— Start Raw data —

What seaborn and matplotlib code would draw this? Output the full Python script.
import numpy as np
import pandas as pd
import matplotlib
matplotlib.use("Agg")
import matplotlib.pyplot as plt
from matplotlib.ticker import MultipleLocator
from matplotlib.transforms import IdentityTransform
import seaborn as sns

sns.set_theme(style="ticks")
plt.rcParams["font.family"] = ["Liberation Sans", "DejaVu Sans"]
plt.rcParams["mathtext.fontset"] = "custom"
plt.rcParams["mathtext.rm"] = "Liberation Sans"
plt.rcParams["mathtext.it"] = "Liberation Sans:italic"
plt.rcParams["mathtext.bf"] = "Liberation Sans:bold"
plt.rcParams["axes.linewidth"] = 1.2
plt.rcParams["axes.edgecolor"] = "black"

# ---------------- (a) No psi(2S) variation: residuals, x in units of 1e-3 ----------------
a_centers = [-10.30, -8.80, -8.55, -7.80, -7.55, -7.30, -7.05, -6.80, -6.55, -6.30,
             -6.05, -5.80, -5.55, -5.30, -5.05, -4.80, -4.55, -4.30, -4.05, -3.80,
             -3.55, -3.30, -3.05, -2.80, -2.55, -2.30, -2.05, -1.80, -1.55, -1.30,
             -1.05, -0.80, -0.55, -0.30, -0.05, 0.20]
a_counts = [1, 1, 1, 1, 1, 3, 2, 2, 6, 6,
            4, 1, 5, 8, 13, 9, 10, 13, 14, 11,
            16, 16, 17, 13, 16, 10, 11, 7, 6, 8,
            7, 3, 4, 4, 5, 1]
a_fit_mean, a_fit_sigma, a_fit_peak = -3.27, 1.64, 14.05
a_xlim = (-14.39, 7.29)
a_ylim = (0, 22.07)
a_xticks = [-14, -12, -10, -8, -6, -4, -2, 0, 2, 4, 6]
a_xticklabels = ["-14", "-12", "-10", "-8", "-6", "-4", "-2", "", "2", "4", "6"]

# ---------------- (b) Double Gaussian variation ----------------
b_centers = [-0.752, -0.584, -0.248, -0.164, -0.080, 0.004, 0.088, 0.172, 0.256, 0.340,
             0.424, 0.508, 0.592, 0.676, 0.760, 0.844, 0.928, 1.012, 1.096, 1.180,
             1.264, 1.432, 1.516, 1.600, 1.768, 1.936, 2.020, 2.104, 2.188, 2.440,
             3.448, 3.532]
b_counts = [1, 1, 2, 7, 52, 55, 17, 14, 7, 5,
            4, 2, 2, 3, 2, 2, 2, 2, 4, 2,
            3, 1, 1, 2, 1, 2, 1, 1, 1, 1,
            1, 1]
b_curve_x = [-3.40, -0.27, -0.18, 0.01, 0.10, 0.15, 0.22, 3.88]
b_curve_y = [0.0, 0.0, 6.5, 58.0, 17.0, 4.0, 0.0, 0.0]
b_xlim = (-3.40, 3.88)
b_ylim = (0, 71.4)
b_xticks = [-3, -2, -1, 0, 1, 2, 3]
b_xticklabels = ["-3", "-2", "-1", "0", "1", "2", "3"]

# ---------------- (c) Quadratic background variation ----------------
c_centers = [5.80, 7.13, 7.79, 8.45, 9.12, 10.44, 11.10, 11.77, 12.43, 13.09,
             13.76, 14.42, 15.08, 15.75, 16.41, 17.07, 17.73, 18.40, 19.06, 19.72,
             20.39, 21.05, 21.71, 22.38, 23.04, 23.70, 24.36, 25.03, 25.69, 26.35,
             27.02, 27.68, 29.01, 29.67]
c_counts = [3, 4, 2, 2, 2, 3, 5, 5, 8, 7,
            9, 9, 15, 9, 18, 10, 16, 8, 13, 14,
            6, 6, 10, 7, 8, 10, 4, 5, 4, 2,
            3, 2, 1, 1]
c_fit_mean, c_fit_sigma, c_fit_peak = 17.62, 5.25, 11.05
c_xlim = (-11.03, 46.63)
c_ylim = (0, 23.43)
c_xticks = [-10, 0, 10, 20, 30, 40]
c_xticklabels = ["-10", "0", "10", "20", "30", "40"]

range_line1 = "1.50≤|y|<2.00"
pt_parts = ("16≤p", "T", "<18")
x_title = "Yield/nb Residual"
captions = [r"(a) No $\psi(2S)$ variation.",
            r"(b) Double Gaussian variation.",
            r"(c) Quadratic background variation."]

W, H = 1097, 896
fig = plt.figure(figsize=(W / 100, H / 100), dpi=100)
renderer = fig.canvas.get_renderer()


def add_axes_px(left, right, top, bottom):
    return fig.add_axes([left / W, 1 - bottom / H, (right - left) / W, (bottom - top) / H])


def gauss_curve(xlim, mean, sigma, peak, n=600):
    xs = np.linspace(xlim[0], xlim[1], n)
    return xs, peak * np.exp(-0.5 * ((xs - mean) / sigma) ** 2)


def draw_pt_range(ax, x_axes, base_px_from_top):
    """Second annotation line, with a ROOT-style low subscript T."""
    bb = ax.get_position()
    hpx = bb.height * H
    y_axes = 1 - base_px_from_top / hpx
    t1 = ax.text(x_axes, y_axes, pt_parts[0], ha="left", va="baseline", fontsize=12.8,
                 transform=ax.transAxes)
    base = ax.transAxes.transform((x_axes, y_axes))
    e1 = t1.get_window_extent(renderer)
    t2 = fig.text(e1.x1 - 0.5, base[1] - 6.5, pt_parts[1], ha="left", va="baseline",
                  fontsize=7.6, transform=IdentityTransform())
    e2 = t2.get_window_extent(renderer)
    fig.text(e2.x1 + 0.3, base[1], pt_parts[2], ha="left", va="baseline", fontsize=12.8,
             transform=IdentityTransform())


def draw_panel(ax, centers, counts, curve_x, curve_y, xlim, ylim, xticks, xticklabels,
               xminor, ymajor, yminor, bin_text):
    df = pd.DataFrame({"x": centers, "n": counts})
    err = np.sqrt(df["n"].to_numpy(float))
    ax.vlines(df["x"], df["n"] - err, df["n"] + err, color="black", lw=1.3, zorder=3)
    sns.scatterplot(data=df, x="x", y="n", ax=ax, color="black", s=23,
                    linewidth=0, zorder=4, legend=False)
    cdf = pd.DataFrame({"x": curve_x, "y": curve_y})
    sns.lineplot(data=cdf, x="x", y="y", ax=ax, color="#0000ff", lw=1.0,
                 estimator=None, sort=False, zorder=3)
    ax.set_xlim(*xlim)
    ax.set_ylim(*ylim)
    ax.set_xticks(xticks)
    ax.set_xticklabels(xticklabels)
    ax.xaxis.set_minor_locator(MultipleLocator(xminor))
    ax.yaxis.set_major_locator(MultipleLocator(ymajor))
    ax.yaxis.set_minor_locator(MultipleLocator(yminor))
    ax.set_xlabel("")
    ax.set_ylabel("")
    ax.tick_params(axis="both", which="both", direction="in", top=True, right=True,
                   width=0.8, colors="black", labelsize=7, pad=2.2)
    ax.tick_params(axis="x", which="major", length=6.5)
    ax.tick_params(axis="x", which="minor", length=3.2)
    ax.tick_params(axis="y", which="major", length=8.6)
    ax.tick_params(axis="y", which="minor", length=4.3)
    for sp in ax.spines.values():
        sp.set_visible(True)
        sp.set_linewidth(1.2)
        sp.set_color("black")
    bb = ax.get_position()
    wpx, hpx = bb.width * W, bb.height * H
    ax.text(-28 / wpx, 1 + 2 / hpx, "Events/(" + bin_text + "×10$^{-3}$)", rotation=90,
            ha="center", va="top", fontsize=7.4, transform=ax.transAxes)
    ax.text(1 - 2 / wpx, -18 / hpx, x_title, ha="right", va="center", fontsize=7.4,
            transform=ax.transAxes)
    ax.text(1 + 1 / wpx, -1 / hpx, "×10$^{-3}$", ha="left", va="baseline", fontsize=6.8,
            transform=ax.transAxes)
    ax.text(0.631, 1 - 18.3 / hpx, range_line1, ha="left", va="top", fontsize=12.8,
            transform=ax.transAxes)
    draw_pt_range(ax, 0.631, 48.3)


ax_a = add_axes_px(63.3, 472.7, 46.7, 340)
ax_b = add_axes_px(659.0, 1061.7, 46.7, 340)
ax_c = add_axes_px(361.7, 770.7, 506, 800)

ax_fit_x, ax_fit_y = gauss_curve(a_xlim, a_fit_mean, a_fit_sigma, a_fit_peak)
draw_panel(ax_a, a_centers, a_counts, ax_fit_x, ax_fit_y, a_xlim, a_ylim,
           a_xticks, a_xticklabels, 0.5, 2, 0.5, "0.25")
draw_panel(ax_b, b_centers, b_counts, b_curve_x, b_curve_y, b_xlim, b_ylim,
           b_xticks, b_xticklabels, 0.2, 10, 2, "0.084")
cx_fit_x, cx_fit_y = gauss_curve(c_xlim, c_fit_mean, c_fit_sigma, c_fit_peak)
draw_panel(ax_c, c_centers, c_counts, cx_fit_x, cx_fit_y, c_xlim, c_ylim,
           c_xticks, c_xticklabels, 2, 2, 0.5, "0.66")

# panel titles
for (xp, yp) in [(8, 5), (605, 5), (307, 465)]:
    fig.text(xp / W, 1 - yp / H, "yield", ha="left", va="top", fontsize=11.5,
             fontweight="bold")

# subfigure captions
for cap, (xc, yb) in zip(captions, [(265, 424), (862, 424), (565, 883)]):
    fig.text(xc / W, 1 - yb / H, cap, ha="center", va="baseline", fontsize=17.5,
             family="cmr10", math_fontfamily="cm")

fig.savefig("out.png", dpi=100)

— End Raw data —

Return the lines above precisely as they appear, beginning at the first line and ending at the line with "import seaborn as sns", and nothing after it.

**Expected answer**
What seaborn and matplotlib code would draw this? Output the full Python script.
import numpy as np
import pandas as pd
import matplotlib
matplotlib.use("Agg")
import matplotlib.pyplot as plt
from matplotlib.ticker import MultipleLocator
from matplotlib.transforms import IdentityTransform
import seaborn as sns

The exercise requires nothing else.